* Dataset section
= = = =
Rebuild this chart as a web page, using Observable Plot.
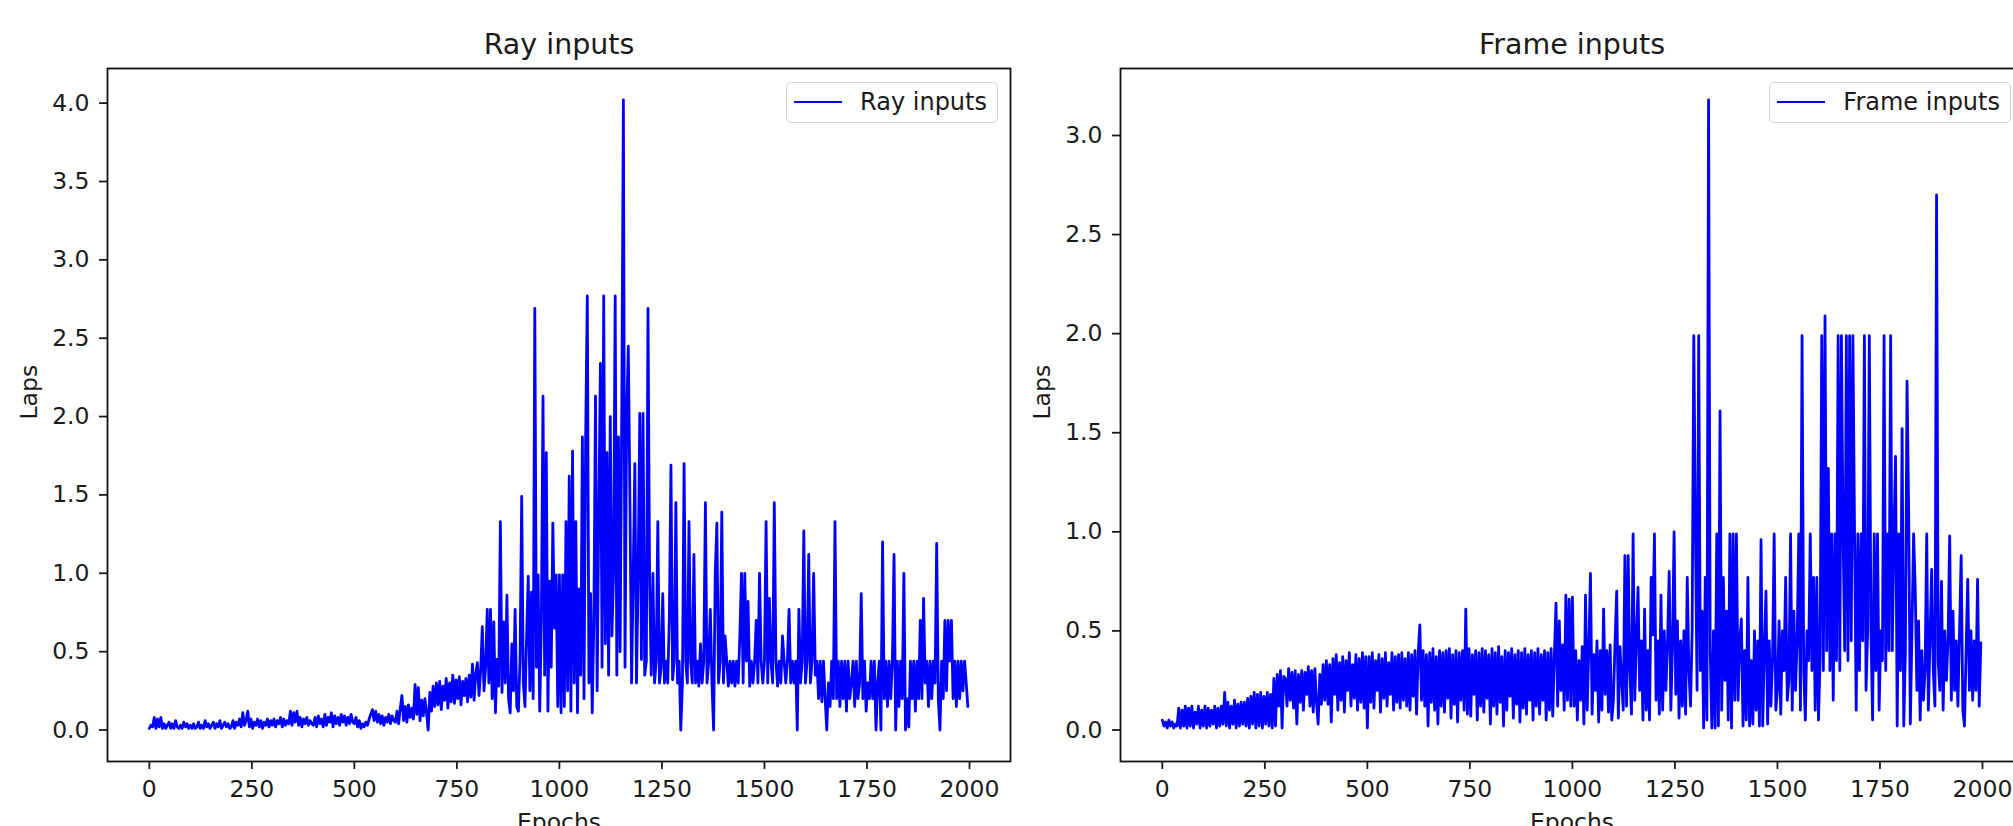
<!DOCTYPE html>
<html>
<head>
<meta charset="utf-8">
<script src="https://cdn.jsdelivr.net/npm/d3@7"></script>
<script src="https://cdn.jsdelivr.net/npm/@observablehq/plot@0.6"></script>
<style>
html, body { margin: 0; padding: 0; overflow: hidden; background: #fff; }
body { width: 2013px; height: 826px; position: relative; font-family: "DejaVu Sans", sans-serif; }
.panel { position: absolute; top: 0; width: 1013px; height: 826px; }
.legend { position: absolute; top: 81.5px; right: 15px; height: 41.6px; box-sizing: border-box;
  border: 1.6px solid #d4d4d4; border-radius: 5px; background: rgba(255,255,255,0.8);
  display: flex; align-items: center; padding: 0 10px 0 7.4px;
  font: 24px "DejaVu Sans", sans-serif; color: #1a1a1a; white-space: nowrap; }
.legend .swatch { width: 48px; height: 2.4px; background: blue; margin-right: 18px; flex: none; }
</style>
</head>
<body>
<div id="left" class="panel" style="left:0px"></div>
<div id="right" class="panel" style="left:1013px"></div>
<script>
// Epochs sampled every 4 (0 .. 1996)
const epochs = d3.range(0, 2000, 4);

// "Ray inputs" laps per epoch
const rayInputs = [
  0.01,0.03,0.02,0.08,0.01,0.07,0.02,0.08,0.01,0.04,0.01,0.03,0.05,0.01,0.04,0.01,0.06,0.02,0.01,0.03,0.01,0.05,0.02,0.04,0.01,
  0.03,0.01,0.04,0.01,0.02,0.05,0.01,0.03,0.01,0.06,0.02,0.04,0.01,0.03,0.05,0.01,0.04,0.02,0.06,0.01,0.03,0.05,0.02,0.04,0.01,
  0.02,0.06,0.01,0.05,0.03,0.07,0.02,0.11,0.03,0.06,0.12,0.02,0.07,0.01,0.05,0.03,0.07,0.02,0.06,0.01,0.05,0.03,0.07,0.02,0.06,
  0.03,0.07,0.02,0.06,0.04,0.08,0.02,0.07,0.03,0.06,0.04,0.12,0.03,0.11,0.05,0.12,0.03,0.08,0.02,0.07,0.04,0.08,0.03,0.06,0.04,
  0.03,0.08,0.02,0.09,0.04,0.07,0.02,0.10,0.03,0.08,0.05,0.11,0.02,0.09,0.04,0.08,0.03,0.10,0.05,0.09,0.03,0.08,0.04,0.10,0.05,
  0.04,0.08,0.02,0.06,0.01,0.04,0.02,0.05,0.03,0.07,0.10,0.13,0.06,0.12,0.05,0.10,0.04,0.09,0.03,0.08,0.05,0.10,0.04,0.09,0.06,
  0.05,0.12,0.04,0.14,0.22,0.06,0.15,0.05,0.16,0.08,0.14,0.07,0.29,0.10,0.27,0.06,0.19,0.09,0.20,0.11,0.00,0.24,0.12,0.28,0.15,
  0.30,0.16,0.31,0.13,0.28,0.19,0.33,0.14,0.30,0.18,0.35,0.17,0.32,0.20,0.34,0.16,0.31,0.22,0.33,0.18,0.35,0.21,0.42,0.19,0.36,
  0.43,0.22,0.38,0.66,0.25,0.40,0.77,0.30,0.77,0.20,0.69,0.11,0.45,0.28,1.33,0.24,0.69,0.30,0.86,0.20,0.11,0.55,0.25,0.77,0.15,
  0.12,0.45,1.49,0.30,0.15,0.60,0.98,0.25,0.88,0.20,2.69,0.40,0.99,0.12,0.70,2.13,0.35,1.77,0.12,0.95,0.40,1.32,0.65,0.99,0.15,
  0.99,0.11,0.99,0.15,1.33,0.25,1.62,0.12,1.78,0.30,1.33,0.11,0.90,0.35,1.87,0.20,1.87,2.77,0.30,0.87,0.11,0.70,2.13,0.25,1.38,
  2.34,0.40,2.77,0.55,1.77,0.35,2.00,0.60,0.99,2.77,0.35,1.87,0.50,2.00,4.02,0.40,2.00,2.45,1.45,0.30,1.00,1.70,0.30,0.99,2.02,
  0.45,2.02,0.35,0.44,2.69,0.93,0.35,1.00,0.30,0.44,1.33,0.30,0.40,0.87,0.30,0.44,0.30,0.70,1.69,0.32,0.44,1.45,0.30,0.44,0.00,
  0.30,1.70,0.44,0.30,1.33,0.44,0.30,1.12,0.30,0.44,0.28,0.55,0.30,0.44,1.45,0.30,0.44,0.77,0.30,0.00,1.00,1.32,0.30,0.44,1.39,
  0.30,0.60,0.44,0.28,0.44,0.30,0.44,0.28,0.44,0.30,0.60,1.00,0.30,1.00,0.44,0.82,0.28,0.44,0.30,0.44,0.70,0.30,1.00,0.44,0.30,
  0.44,1.33,0.30,0.84,0.44,0.30,1.45,0.44,0.28,0.44,0.30,0.60,0.44,0.30,0.44,0.77,0.30,0.44,0.30,0.44,0.00,0.77,0.30,0.44,1.27,
  0.30,0.44,1.12,0.30,0.44,1.00,0.35,0.44,0.20,0.44,0.18,0.44,0.20,0.00,0.30,0.15,0.44,0.20,1.33,0.20,0.44,0.15,0.44,0.20,0.44,
  0.12,0.44,0.20,0.30,0.44,0.15,0.44,0.20,0.30,0.87,0.20,0.44,0.12,0.30,0.20,0.44,0.20,0.44,0.00,0.30,0.44,0.00,1.20,0.20,0.44,
  0.15,0.44,0.20,0.44,1.12,0.00,0.44,0.15,0.44,0.20,1.00,0.00,0.20,0.02,0.44,0.20,0.44,0.12,0.44,0.20,0.70,0.20,0.84,0.30,0.44,
  0.15,0.44,0.20,0.44,0.30,1.19,0.20,0.00,0.44,0.20,0.70,0.25,0.70,0.44,0.70,0.20,0.44,0.15,0.44,0.20,0.44,0.25,0.44,0.30,0.15
];

// "Frame inputs" laps per epoch
const frameInputs = [
  0.05,0.02,0.04,0.01,0.05,0.02,0.04,0.01,0.03,0.02,0.11,0.01,0.10,0.02,0.12,0.01,0.11,0.02,0.12,0.01,0.09,0.03,0.12,0.01,0.10,
  0.02,0.12,0.01,0.11,0.02,0.10,0.03,0.12,0.01,0.11,0.02,0.12,0.03,0.19,0.02,0.14,0.01,0.12,0.03,0.15,0.01,0.13,0.02,0.14,0.03,
  0.14,0.02,0.16,0.01,0.17,0.03,0.19,0.01,0.18,0.02,0.19,0.01,0.17,0.03,0.19,0.02,0.18,0.01,0.26,0.02,0.28,0.12,0.30,0.01,0.27,
  0.26,0.12,0.31,0.15,0.29,0.11,0.30,0.03,0.28,0.14,0.30,0.10,0.29,0.18,0.32,0.12,0.30,0.09,0.31,0.14,0.03,0.28,0.13,0.33,0.15,
  0.35,0.13,0.33,0.04,0.36,0.18,0.38,0.10,0.34,0.15,0.37,0.09,0.35,0.20,0.39,0.12,0.33,0.16,0.38,0.10,0.36,0.14,0.39,0.11,0.37,
  0.01,0.37,0.14,0.39,0.11,0.35,0.20,0.38,0.09,0.36,0.16,0.39,0.12,0.34,0.18,0.39,0.10,0.37,0.14,0.38,0.11,0.39,0.15,0.36,0.12,
  0.39,0.10,0.38,0.17,0.40,0.08,0.39,0.53,0.15,0.40,0.12,0.38,0.02,0.39,0.14,0.41,0.10,0.37,0.03,0.40,0.12,0.39,0.09,0.40,0.16,
  0.41,0.06,0.38,0.13,0.40,0.04,0.39,0.15,0.40,0.10,0.61,0.08,0.41,0.07,0.38,0.18,0.40,0.05,0.39,0.12,0.41,0.09,0.40,0.16,0.38,
  0.03,0.41,0.12,0.39,0.08,0.42,0.14,0.37,0.02,0.40,0.10,0.39,0.17,0.41,0.06,0.38,0.13,0.40,0.04,0.39,0.11,0.41,0.08,0.38,0.15,
  0.40,0.05,0.39,0.12,0.41,0.08,0.38,0.15,0.40,0.05,0.39,0.10,0.41,0.07,0.38,0.64,0.12,0.55,0.20,0.43,0.10,0.68,0.15,0.66,0.12,
  0.67,0.12,0.40,0.05,0.35,0.15,0.42,0.03,0.68,0.10,0.42,0.79,0.08,0.38,0.20,0.45,0.04,0.40,0.10,0.61,0.18,0.40,0.09,0.43,0.05,
  0.15,0.45,0.70,0.06,0.42,0.25,0.10,0.88,0.12,0.88,0.30,0.08,0.99,0.15,0.45,0.72,0.20,0.45,0.05,0.61,0.10,0.40,0.05,0.77,0.48,
  0.99,0.15,0.45,0.08,0.68,0.10,0.50,0.20,0.45,0.80,0.10,0.42,1.00,0.18,0.55,0.06,0.45,0.12,0.50,0.08,0.77,0.30,0.12,0.50,1.99,
  0.99,0.20,1.99,0.30,0.60,0.01,0.77,0.05,3.18,0.40,0.01,0.50,0.01,0.99,0.02,1.61,0.10,0.77,0.25,0.60,0.05,0.99,0.01,0.99,0.15,
  0.99,0.15,0.45,0.56,0.02,0.40,0.05,0.77,0.02,0.35,0.03,0.50,0.10,0.45,0.02,0.96,0.02,0.40,0.70,0.03,0.45,0.12,0.35,0.99,0.10,
  0.20,0.55,0.08,0.50,0.30,0.77,0.15,0.25,0.99,0.10,0.60,0.20,0.45,0.99,0.10,1.99,0.30,0.05,0.50,0.35,0.99,0.30,0.77,0.10,0.77,
  0.05,0.35,1.99,0.30,2.09,0.40,1.32,0.30,0.99,0.15,0.99,0.35,1.99,0.30,1.99,0.99,0.40,1.99,0.35,1.99,0.45,1.99,0.99,0.10,0.99,
  0.30,0.99,0.45,1.99,0.20,0.50,1.99,0.50,0.05,0.99,0.30,0.99,0.10,0.50,0.35,1.99,0.30,0.99,0.40,1.99,0.40,0.99,1.38,0.02,0.99,
  0.30,1.52,0.02,0.40,1.76,1.10,0.03,0.50,0.99,0.71,0.20,0.55,0.05,0.40,0.15,0.30,0.99,0.10,0.45,0.81,0.30,0.12,2.70,0.35,0.20,
  0.75,0.10,0.50,0.25,0.45,0.98,0.15,0.60,0.20,0.45,0.12,0.50,0.88,0.10,0.02,0.40,0.76,0.20,0.50,0.15,0.45,0.20,0.76,0.12,0.44
];

const xTicks = [0, 250, 500, 750, 1000, 1250, 1500, 1750, 2000];
const rayYTicks = [0, 0.5, 1, 1.5, 2, 2.5, 3, 3.5, 4];
const frameYTicks = [0, 0.5, 1, 1.5, 2, 2.5, 3];

function drawPanel(el, { title, label, series, yDomain, yTicks }) {
  const data = epochs.map((e, i) => ({ epoch: e, laps: series[i] }));
  const chart = Plot.plot({
    width: 1013,
    height: 826,
    marginLeft: 107,
    marginRight: 3,
    marginTop: 68,
    marginBottom: 65,
    style: { background: "white", fontFamily: "DejaVu Sans", fontSize: "23.5px", color: "#1a1a1a", overflow: "visible" },
    x: { domain: [-102, 2100] },
    y: { domain: yDomain },
    marks: [
      Plot.lineY(data, { x: "epoch", y: "laps", stroke: "blue", strokeWidth: 2.8 }),
      Plot.frame({ stroke: "#111", strokeWidth: 1.8 }),
      Plot.axisX({ ticks: xTicks, tickSize: 8, tickPadding: 10.5, strokeWidth: 1.8, tickFormat: d => String(d), label: null, fontSize: 23.5 }),
      Plot.axisY({ ticks: yTicks, tickSize: 8, tickPadding: 10, strokeWidth: 1.8, tickFormat: d3.format(".1f"), label: null, fontSize: 23.5 }),
      Plot.text([title], { frameAnchor: "top", lineAnchor: "bottom", dy: -15, fontSize: 28.5, fill: "#1a1a1a" }),
      Plot.text(["Laps"], { frameAnchor: "left", rotate: -90, dx: -78, dy: 4.5, fontSize: 23.5, fill: "#1a1a1a" }),
      Plot.text(["Epochs"], { frameAnchor: "bottom", lineAnchor: "bottom", dy: 68, fontSize: 23.5, fill: "#1a1a1a" })
    ]
  });
  el.append(chart);
  const lg = document.createElement("div");
  lg.className = "legend";
  const sw = document.createElement("span");
  sw.className = "swatch";
  const tx = document.createElement("span");
  tx.textContent = label;
  lg.append(sw, tx);
  el.append(lg);
}

drawPanel(document.getElementById("left"), {
  title: "Ray inputs", label: "Ray inputs", series: rayInputs,
  yDomain: [-0.201, 4.221], yTicks: rayYTicks
});
drawPanel(document.getElementById("right"), {
  title: "Frame inputs", label: "Frame inputs", series: frameInputs,
  yDomain: [-0.159, 3.338], yTicks: frameYTicks
});
</script>
</body>
</html>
= = = =
Write out an exact copy of the listing, first line through the line containing "const epochs = d3.range(0, 2000, 4);", with the pictures left out.

Rebuild this chart as a web page, using Observable Plot.
<!DOCTYPE html>
<html>
<head>
<meta charset="utf-8">
<script src="https://cdn.jsdelivr.net/npm/d3@7"></script>
<script src="https://cdn.jsdelivr.net/npm/@observablehq/plot@0.6"></script>
<style>
html, body { margin: 0; padding: 0; overflow: hidden; background: #fff; }
body { width: 2013px; height: 826px; position: relative; font-family: "DejaVu Sans", sans-serif; }
.panel { position: absolute; top: 0; width: 1013px; height: 826px; }
.legend { position: absolute; top: 81.5px; right: 15px; height: 41.6px; box-sizing: border-box;
  border: 1.6px solid #d4d4d4; border-radius: 5px; background: rgba(255,255,255,0.8);
  display: flex; align-items: center; padding: 0 10px 0 7.4px;
  font: 24px "DejaVu Sans", sans-serif; color: #1a1a1a; white-space: nowrap; }
.legend .swatch { width: 48px; height: 2.4px; background: blue; margin-right: 18px; flex: none; }
</style>
</head>
<body>
<div id="left" class="panel" style="left:0px"></div>
<div id="right" class="panel" style="left:1013px"></div>
<script>
// Epochs sampled every 4 (0 .. 1996)
const epochs = d3.range(0, 2000, 4);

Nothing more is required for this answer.